The [speech] command.

Introduction

The speech command lets you interact with the speech synthesizer. Alpha currently has one speech synthesizer which can be manipulated with the following commands.

Synopsis

The formal syntax of the [speech] command is:

speech subcommand ?options?

The possible subcommands are described below. Depending on the subcommand, some options may be specified.

Speech subcommands

The [attributes] subcommand

This subcommand returns the attribute dictionary of a voice. The complete syntax is:

    speech attributes voice

The voice argument is the name of a voice (see the voices subcommand). The dictionary contains the following keys:

name: The name of the voice suitable for display.
age: The perceived age (in years) of the voice.
gender: The perceived gender of the voice.
demo: A demonstration string to speak.
locale: The canonical locale identifier string describing the voice's locale. Currently only en_US seems to be supported.

The [busy] subcommand

This subcommand tells whether the voice synthesizer is currently speaking. The complete syntax is:

    speech busy ?-a?

The -a option is used to find whether any application running on the machine is currently synthesizing text.

The [continue] subcommand

This subcommand resumes speaking after a call to [speech pause]. The complete syntax is:

    speech continue

The [pause] subcommand

This subcommand pauses synthesis in progress. The complete syntax is:

    speech pause

The [reset] subcommand

This subcommand is used to set the synthesizer back to its default state. The syntax is:

    speech reset

You can use this function to, for example, set speech pitch and speech rate to default values. Note that it applies to the current voice.

The [set] subcommand

This subcommand is used to get or set certain properties of the speech synthesizer. The syntax can take two forms:

    speech set option 
    speech set option value

The first form retrieves the value of an option. The second form is used to set the value of an option.
The possible options are:

-feedback: this option tells whether the synthesizer should use the Speech Feedback Window (if it is visible). The default value is 0. This option doesn't open the feedback window for you: it must be activated via the Accessibility preferences of your Mac.
-modulation: it is the synthesizer's pitch modulation. Its value is a floating number in the range of 0.00 to 127.00. These values correspond to MIDI note values, where 60.00 is equal to middle C on a piano scale. A pitch modulation value of 0.00 corresponds to a monotone in which all speech is generated at the frequency corresponding to the speech pitch (see the -pitch option). Given a speech pitch value of 46.00, a pitch modulation of 2.00 would mean that the widest possible range of pitches corresponding to the actual frequency of generated text would be 44.00 to 48.00.
-pitch: it is the synthesizer's baseline speech pitch. Its value is a floating number. Typical voice frequencies range from around 90 hertz for a low-pitched male voice to perhaps 300 hertz for a high-pitched child's voice. These frequencies correspond to approximate pitch values in the ranges of 30.00 to 40.00 and 55.00 to 65.00, respectively. The most useful speech pitches fall in the range of 40.00 to 55.00.
-rate: it is the speaking rate, that is to say the number of words per minute. Its value is a floating number. Average human speech occurs at a rate of 180 to 220 words per minute.
-voice: it is the name of the current voice.
-volume: it is the speaking volume. Its value is a floating number between 0.0 and 1.0.

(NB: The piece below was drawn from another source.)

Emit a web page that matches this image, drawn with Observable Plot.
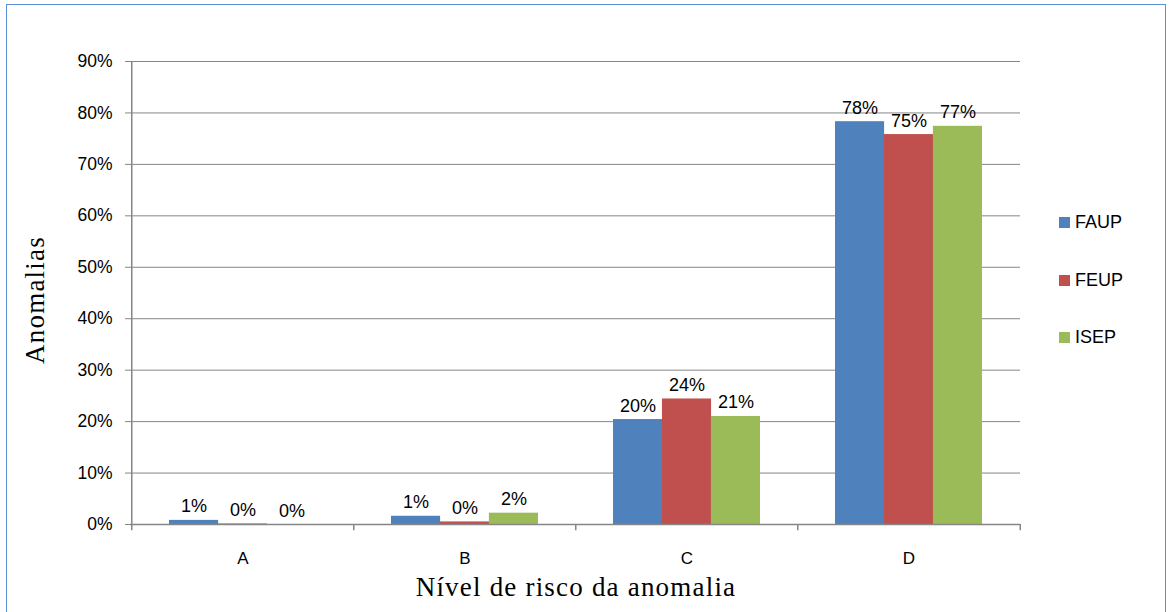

Important: each voice has its own characteristics in terms of pitch, modulation, rate and volume. So, when you want to modify these properties for a given voice, you must change the voice first. If you change say the rate first and then change the voice, you will have the rate reset for this voice.
Note also that changes in speech pitch or modulation may not be noticeable until the next sentence or paragraph is spoken.

The [start] subcommand

This subcommand starts speaking a synthesized text through the system's default sound output device. The complete syntax is:

    speech start ?-voice str? ?-command str? ?-wordCommand str? text

The last argument is a string containing the text to speak. Note that this command returns immediately: it does not wait for the text to be spoken entirely.
The -voice option specifies the name of a voice: you can use any of the names returned by the [speech voices] command. If this option is not specified, a default voice is used: either a voice declared with the [speech set] command or the default voice defined in the System preferences.
The -command option specifies a Tcl proc which will be invoked when the synthesizer starts speaking, and when it has finished. This proc takes a single argument whose value is either started or finished.
The -wordCommand option specifies a Tcl proc which will be invoked before each word is spoken. This proc takes as single argument a list of two positions representing the range of the word in the string. One use of this proc might be to visually highlight the words being spoken.

The [status] subcommand

This subcommand returns informations about the current state of the synthesizer. The complete syntax is:

    speech status

The returned value is a dictionary with key/value pairs. Currently the following keys may be found in the dictionary: PhonemeCode, NumberOfCharactersLeft, OutputBusy, OutputPaused.

The [stop] subcommand

This subcommand definitely stops the synthesis in progress. The complete syntax is:

    speech stop

The [voices] subcommand

This subcommand returns the list of the available voices. The complete syntax is:

    speech voices

Examples

# Get the list of voices
speech voices
# Setup a string to speak
set speakText "There were a king with a large jaw \
	and a queen with a plain face,\
	on the throne of England."
# Start speaking with the Agnes voice
speech start -voice Agnes $speakStr
speech pause 
speech continue 
speech stop

Last updated 2019-11-27 14:13:09